A Commission report found Europe will require five times more cobalt by 2030 for uses including electric car batteries

The Commission, the EU executive, is working on a raw materials strategy to lay out plans for sustainable mining and increase recycling to limit the need for new extraction.

It has also proposed a 40 billion euro ($44.92 billion) Just Transition Fund that could support new mining projects and retrain some of Europe’s 230,000 coal workers.

“We have a question to ask ourselves, whether we want to continue as we did in the past, to import all these materials and to depend on their import into Europe… or whether, in terms of diversification, we extract part of this here,” director general of the European Commission’s industry policy department Kerstin Jorna told a virtual event on Monday.

Currently, the Democratic Republic of Congo produces more than 60% of the world’s cobalt, while more than 70% of rare earths are sourced from China.

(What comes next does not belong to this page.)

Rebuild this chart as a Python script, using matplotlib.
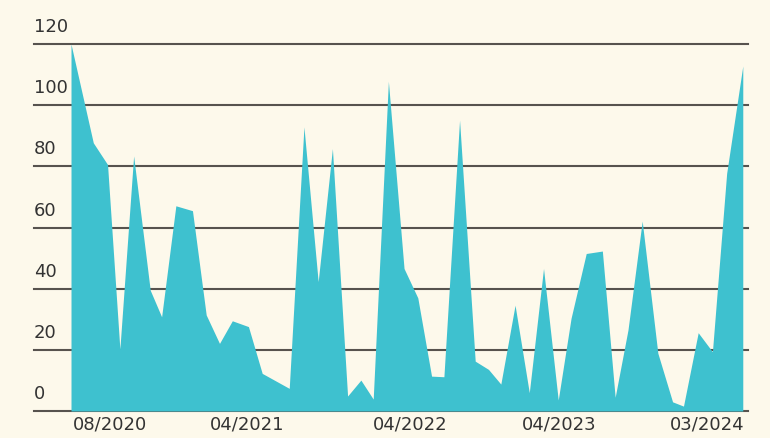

Jorna said a Commission report found Europe will require five times more cobalt by 2030 for uses including electric car batteries, while Europe’s rare earths needs will increase ten-fold within the decade, driven by demand from wind turbines and robots.

Europe cannot rival Congo’s natural resources, although cobalt is mined in Finland and is found in the Polish coal region Silesia.

The European Union also has its own rare earths and lithium, with enough lithium projects underway to meet up to 80% of the bloc’s demand by 2025, the Commission said last month.